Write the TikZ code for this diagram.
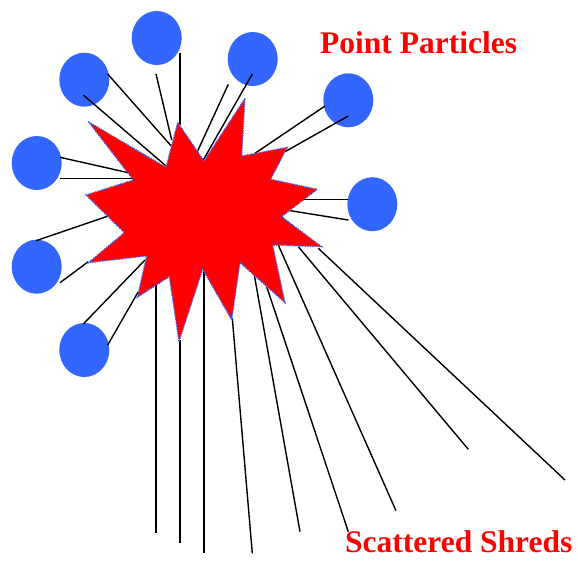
\documentclass[tikz,border=0pt]{standalone}
\usepackage{fontspec}
\setmainfont{Liberation Serif}
\usetikzlibrary{shapes.geometric}
\definecolor{partblue}{RGB}{51,102,255}
\definecolor{blastred}{RGB}{255,0,0}

\begin{document}
\begin{tikzpicture}[
      x=1pt, y=-1pt,
      particle/.style={ellipse, fill=partblue, inner sep=0pt,
                       minimum width=50pt, minimum height=54pt},
      shred/.style={line width=1.4pt, black},
      blast/.style={fill=blastred, draw=partblue, line width=1.3pt,
                    dash pattern=on 1.2pt off 1.2pt},
      caption/.style={anchor=base west, inner sep=0pt, text=blastred,
                      font=\fontsize{31.5}{36}\selectfont\bfseries}
    ]
    \useasboundingbox (0,0) rectangle (578,560);

    % point particles
    \node[particle] (pA) at (156.7,38) {};
    \node[particle] (pB) at (252.7,59) {};
    \node[particle] (pC) at (84.3,79.7) {};
    \node[particle] (pD) at (36.7,163) {};
    \node[particle] (pE) at (36.7,266.7) {};
    \node[particle] (pF) at (84.3,350) {};
    \node[particle] (pG) at (348.3,100.3) {};
    \node[particle] (pH) at (372.3,204.2) {};

    % tethers from particles to the blast
    \foreach \xa/\ya/\xb/\yb in {180/53.3/180/125, 156/74/171.7/140,
                       228.3/84.3/197.3/151.7, 252.3/74/203.3/160,
                       107.7/74/171/145.7, 83.3/95/165.7/165.7,
                       60/157.3/128.3/172.7, 60/178.3/133.3/178.3,
                       36/240.7/108.3/216, 60/282.7/88.3/261.7,
                       83.3/324/145/260, 107.7/345/138.3/291.7,
                       325/106/255/153.3, 348.3/116/285/151.7,
                       348.3/199.3/303.3/199.3, 348.3/220/281.7/209.3}
      \draw[shred] (\xa,\ya) -- (\xb,\yb);

    % scattered shreds
    \foreach \xa/\ya/\xb/\yb in {156/285/156/532.7, 180/340/180/542.7,
                       204/270/204/553.3, 232.3/318.3/252.3/553.3,
                       254.3/275/300/531.7, 266.7/286.7/348.3/531.7,
                       278.3/245/396/510.7, 298.3/246.7/468.3/449.3,
                       318.3/248.3/565/480}
      \draw[shred] (\xa,\ya) -- (\xb,\yb);

    % the blast
    \draw[blast] (88.3,121.7) -- (166,167.3) -- (177.7,122.3) -- (204,161)
      -- (245,98.3) -- (241.7,156) -- (287.3,147.3) -- (270.7,179.3)
      -- (317.3,189.3) -- (281.7,216.7) -- (321.7,246.7) -- (272.7,245)
      -- (285,302.7) -- (240,262.7) -- (231.7,320) -- (202.7,269.3)
      -- (179,341.7) -- (169.3,276.7) -- (137.3,297.3) -- (146.7,256)
      -- (88.3,262.7) -- (124.3,232.7) -- (86,195) -- (133.3,180) -- cycle;

    \node[caption] (lblPoint) at (320,53) {Point Particles};
    \node[caption] (lblShred) at (345,552) {Scattered Shreds};
  \end{tikzpicture}
\end{document}
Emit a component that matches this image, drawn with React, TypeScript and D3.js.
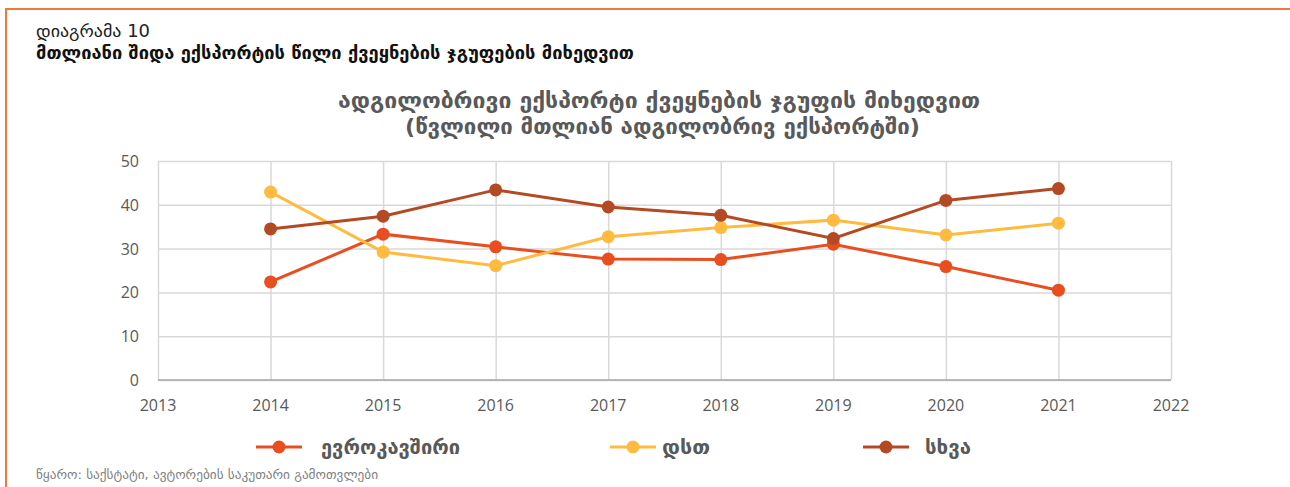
import React, { useEffect, useRef } from "react";
import * as d3 from "d3";

const years = [2014, 2015, 2016, 2017, 2018, 2019, 2020, 2021];
const euValues = [22.4, 33.3, 30.4, 27.6, 27.5, 31.0, 25.9, 20.5];
const cisValues = [42.9, 29.2, 26.1, 32.7, 34.8, 36.5, 33.1, 35.8];
const otherValues = [34.5, 37.4, 43.4, 39.5, 37.6, 32.3, 41.0, 43.7];
const seriesNames = ["ევროკავშირი", "დსთ", "სხვა"];
const seriesColors = ["#E84E1F", "#FFBB40", "#B34A24"];
const yTicks = [0, 10, 20, 30, 40, 50];
const xTicks = [2013, 2014, 2015, 2016, 2017, 2018, 2019, 2020, 2021, 2022];

const WIDTH = 1290;
const HEIGHT = 487;
const geo = "'DejaVu Sans', 'Noto Sans', sans-serif";
const num = "'Open Sans', 'Liberation Sans', sans-serif";

function App() {
  const ref = useRef<SVGSVGElement>(null);

  useEffect(() => {
    drawChart();
  }, []);

  function drawChart() {
    const svg = d3.select(ref.current);
    svg.selectAll("*").remove();

    // frame
    svg.append("line").attr("x1", 6).attr("x2", WIDTH).attr("y1", 9).attr("y2", 9)
      .attr("stroke", "#F07838").attr("stroke-width", 2);
    svg.append("line").attr("x1", 6).attr("x2", 6).attr("y1", 8).attr("y2", HEIGHT)
      .attr("stroke", "#F07838").attr("stroke-width", 2);

    svg.append("text").attr("x", 36).attr("y", 37).attr("font-family", geo)
      .attr("font-size", 17).attr("fill", "#222")
      .attr("textLength", 114).attr("lengthAdjust", "spacingAndGlyphs").text("დიაგრამა 10");
    svg.append("text").attr("x", 36).attr("y", 59).attr("font-family", geo)
      .attr("font-size", 17).attr("font-weight", "bold").attr("fill", "#111")
      .attr("textLength", 598).attr("lengthAdjust", "spacingAndGlyphs")
      .text("მთლიანი შიდა ექსპორტის წილი ქვეყნების ჯგუფების მიხედვით");

    svg.append("text").attr("x", 338).attr("y", 108)
      .attr("font-family", geo).attr("font-size", 22).attr("font-weight", "bold").attr("fill", "#595959")
      .attr("textLength", 642).attr("lengthAdjust", "spacingAndGlyphs")
      .text("ადგილობრივი ექსპორტი ქვეყნების ჯგუფის მიხედვით");
    svg.append("text").attr("x", 405).attr("y", 134)
      .attr("font-family", geo).attr("font-size", 22).attr("font-weight", "bold").attr("fill", "#595959")
      .attr("textLength", 515).attr("lengthAdjust", "spacingAndGlyphs")
      .text("(წვლილი მთლიან ადგილობრივ ექსპორტში)");

    const left = 158, right = 1171, top = 161, bottom = 380;
    const x = d3.scaleLinear().domain([2013, 2022]).range([left, right]);
    const y = d3.scaleLinear().domain([0, 50]).range([bottom, top]);

    // grid
    const g = svg.append("g");
    g.append("g")
      .attr("transform", `translate(0,${bottom})`)
      .call(d3.axisBottom(x).tickValues(xTicks).tickSize(-(bottom - top)).tickFormat(() => ""))
      .call((s) => s.select(".domain").remove())
      .call((s) => s.selectAll("line").attr("stroke", "#D9D9D9").attr("stroke-width", 1.5));
    g.append("g")
      .attr("transform", `translate(${left},0)`)
      .call(d3.axisLeft(y).tickValues(yTicks).tickSize(-(right - left)).tickFormat(() => ""))
      .call((s) => s.select(".domain").remove())
      .call((s) => s.selectAll("line").attr("stroke", "#D9D9D9").attr("stroke-width", 1.5));
    svg.append("line").attr("x1", left).attr("x2", right).attr("y1", bottom).attr("y2", bottom)
      .attr("stroke", "#A6A6A6").attr("stroke-width", 1.5);

    // tick labels
    svg.append("g").selectAll("text").data(yTicks).join("text")
      .attr("x", 139).attr("y", (d) => y(d) + 6).attr("text-anchor", "end")
      .attr("font-family", num).attr("font-size", 16).attr("fill", "#595959").text((d) => d);
    svg.append("g").selectAll("text").data(xTicks).join("text")
      .attr("x", (d) => x(d)).attr("y", 411).attr("text-anchor", "middle")
      .attr("font-family", num).attr("font-size", 16).attr("fill", "#595959").text((d) => d);

    const allSeries = [euValues, cisValues, otherValues];
    const line = d3.line<number>().x((d, i) => x(years[i])).y((d) => y(d));

    allSeries.forEach((vals, k) => {
      svg.append("path").datum(vals).attr("fill", "none")
        .attr("stroke", seriesColors[k]).attr("stroke-width", 3).attr("d", line);
    });
    allSeries.forEach((vals, k) => {
      svg.append("g").selectAll("circle").data(vals).join("circle")
        .attr("cx", (d, i) => x(years[i])).attr("cy", (d) => y(d)).attr("r", 6.5)
        .attr("fill", seriesColors[k]);
    });

    // legend
    const legendX = [256, 610, 863];
    const legendTextLen = [139, 48, 46];
    const leg = svg.append("g").selectAll("g").data(seriesNames).join("g")
      .attr("transform", (d, i) => `translate(${legendX[i]},447)`);
    leg.append("line").attr("x1", 0).attr("x2", 46).attr("y1", 0).attr("y2", 0)
      .attr("stroke", (d, i) => seriesColors[i]).attr("stroke-width", 3);
    leg.append("circle").attr("cx", 23).attr("cy", 0).attr("r", 6.5)
      .attr("fill", (d, i) => seriesColors[i]);
    leg.append("text").attr("x", (d, i) => (i === 0 ? 65 : i === 1 ? 52 : 62)).attr("y", 7)
      .attr("font-family", geo).attr("font-size", 20).attr("font-weight", "bold")
      .attr("textLength", (d, i) => legendTextLen[i]).attr("lengthAdjust", "spacingAndGlyphs")
      .attr("fill", "#595959").text((d) => d);

    svg.append("text").attr("x", 36).attr("y", 479).attr("font-family", geo)
      .attr("font-size", 13).attr("fill", "#7F7F7F")
      .attr("textLength", 342).attr("lengthAdjust", "spacingAndGlyphs")
      .text("წყარო: საქსტატი, ავტორების საკუთარი გამოთვლები");
  }

  return (
    <svg ref={ref} width={WIDTH} height={HEIGHT}
      style={{ position: "absolute", left: 0, top: 0, background: "#fff" }} />
  );
}

export default App;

----

WHAT THIS TASK INVOLVES: Take the material above and output only the lines from the one that contains "Emit a component" through the one that contains "import * as", ends included and images left out.

SOLUTION:
Emit a component that matches this image, drawn with React, TypeScript and D3.js.
import React, { useEffect, useRef } from "react";
import * as d3 from "d3";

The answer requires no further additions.